Distillation-Based Semi-Supervised Federated Learning for Communication Efficiency
Federated Learning (FL) has emerged as a pivotal machine learning paradigm offering privacy-preserving model training capabilities by utilizing data distributed across multiple mobile devices. The traditional FL approach relies heavily on the exchange of model parameters between clients and central servers, posing substantial communication challenges, especially as model sizes grow. This paper presents an advanced framework, Distillation-Based Semi-Supervised FL (DS-FL), aimed at mitigating the communication burdens without sacrificing model accuracy, even under the non-independent and identically distributed (non-IID) data conditions.
DS-FL innovatively integrates a distillation-based approach, leveraging unlabeled open datasets to minimize communication costs by transferring model outputs, or logits, instead of entire model parameters. Theoretical analysis and comprehensive experiments reveal that the communication costs associated with DS-FL are contingent only on the output size of the model, offering a significant reduction—up to 99%—compared to conventional FL benchmarks.
Core Contributions
- Communication Efficiency: DS-FL circumvents the large communication overhead of typical FL settings that scale with model size. This is achieved by exchanging only model outputs. Results show substantial cost reductions, essential for scalability in resource-constrained environments like mobile networks.
- Semi-Supervised Learning with Data Augmentation: By transforming unlabeled data into labeled examples using logit predictions, DS-FL enhances model performance through data augmentation. This methodological shift addresses the performance drop frequently encountered in other federated distillation methods under non-IID data setups.

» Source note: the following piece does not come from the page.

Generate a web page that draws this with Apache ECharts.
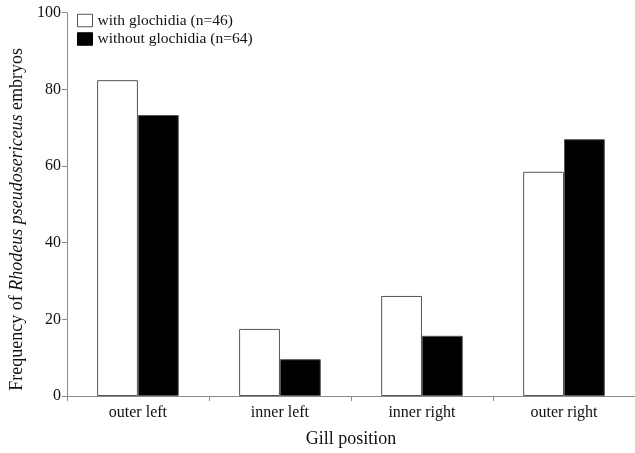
<!DOCTYPE html>
<html><head><meta charset="utf-8">
<script src="https://cdn.jsdelivr.net/npm/echarts@6/dist/echarts.min.js"></script>
<style>html,body{margin:0;padding:0;background:#fff}#c{width:635px;height:453px}</style>
</head><body><div id="c"></div>
<script>
var categories = ['outer left', 'inner left', 'inner right', 'outer right'];
var withGlochidia = [82.4, 17.5, 26.1, 58.5];
var withoutGlochidia = [73.3, 9.6, 15.7, 67.0];
var seriesNames = ['with glochidia (n=46)', 'without glochidia (n=64)'];
var yTicks = [0, 20, 40, 60, 80, 100];

var font = 'Liberation Serif';
var chart = echarts.init(document.getElementById('c'));
chart.setOption({
  animation: false,
  backgroundColor: '#fff',
  grid: {left: 64, right: 0, top: 12.7, bottom: 57},
  legend: {
    orient: 'vertical', left: 77, top: 12.5, padding: 0, itemGap: 2.5,
    itemWidth: 15, itemHeight: 12.5, icon: 'rect',
    textStyle: {fontFamily: font, fontSize: 15.5, color: '#111'},
    data: [
      {name: seriesNames[0], itemStyle: {color: '#fff', borderColor: '#555', borderWidth: 1}},
      {name: seriesNames[1], itemStyle: {color: '#000', borderColor: '#000', borderWidth: 1}}
    ]
  },
  xAxis: {
    type: 'category', data: categories,
    axisLine: {lineStyle: {color: '#8a8a8a', width: 1}},
    axisTick: {show: true, length: 5, lineStyle: {color: '#8a8a8a'}},
    axisLabel: {fontFamily: font, fontSize: 16, color: '#111', margin: 9},
    name: 'Gill position', nameLocation: 'middle', nameGap: 34,
    nameTextStyle: {fontFamily: font, fontSize: 18, color: '#111'}
  },
  yAxis: {
    type: 'value', min: yTicks[0], max: yTicks[yTicks.length - 1], interval: 20,
    splitLine: {show: false},
    axisLine: {show: true, lineStyle: {color: '#8a8a8a', width: 1}},
    axisTick: {show: true, length: 5, lineStyle: {color: '#8a8a8a'}},
    axisLabel: {fontFamily: font, fontSize: 16, color: '#111', margin: 6},
    name: 'Frequency of {i|Rhodeus pseudosericeus} embryos',
    nameLocation: 'middle', nameGap: 38,
    nameTextStyle: {fontFamily: font, fontSize: 18, color: '#111', padding: [0, 30, 0, 0],
      rich: {i: {fontFamily: font, fontSize: 18, fontStyle: 'italic', color: '#111'}}}
  },
  series: [
    {name: seriesNames[0], type: 'bar', data: withGlochidia, barGap: '0%', barCategoryGap: '42.5%',
     itemStyle: {color: '#fff', borderColor: '#555', borderWidth: 1}},
    {name: seriesNames[1], type: 'bar', data: withoutGlochidia,
     itemStyle: {color: '#000', borderColor: '#555', borderWidth: 1}}
  ]
});
</script></body></html>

- Entropy Reduction Aggregation (ERA): To bolster training convergence and reduce derivations from heterogeneity in distributed datasets, the paper introduces ERA. Sharpening global logits helps counteract model training slowdowns and inefficiencies associated with high entropy values. ERA not only improves convergence rates but also augments robustness against various adversarial attacks, including those involving corrupted data inputs and model parameter manipulation.
Significant Results
The empirical results underscore DS-FL’s proficiency in maintaining model accuracy parallel to traditional FL, despite substantial communication savings. In various experimental scenarios, DS-FL achieves model accuracies that compete favorably with or surpass those of traditional FL methods while dramatically lowering the required communication overhead. Particularly under non-IID data settings, the introduction of ERA within DS-FL demonstrates improved performance metrics, thus validating the efficacy of this approach over simple logit averaging methods.
Theoretical and Practical Implications
From a theoretical standpoint, this research contributes to the FL body of work by providing a robust mechanism to handle non-IID data distributions effectively and efficiently. Practically, its implications are substantial for real-world applications where deployment of machine learning models across diverse and privacy-sensitive environments like smartphones is crucial. As mobile devices often operate under limited bandwidth, DS-FL presents a scalable solution aligning with such network conditions.
Future Directions
Moving forward, there are opportunities to fine-tune the aggregation logic based on client-specific metrics, potentially enhancing model performance further by leveraging client reliability or quality indicators. Moreover, integrating historical logits into the learning process offers another promising avenue for optimization. Addressing challenges related to massively distributed and unbalanced datasets will also be critical to broadening the applicability of DS-FL across more scenarios.
In conclusion, this research represents a significant step towards more efficient federated learning frameworks. The proposed methodologies open new directions in overcoming current limitations, setting a foundation for future advancements in communication-efficient distributed model training with enhanced privacy considerations.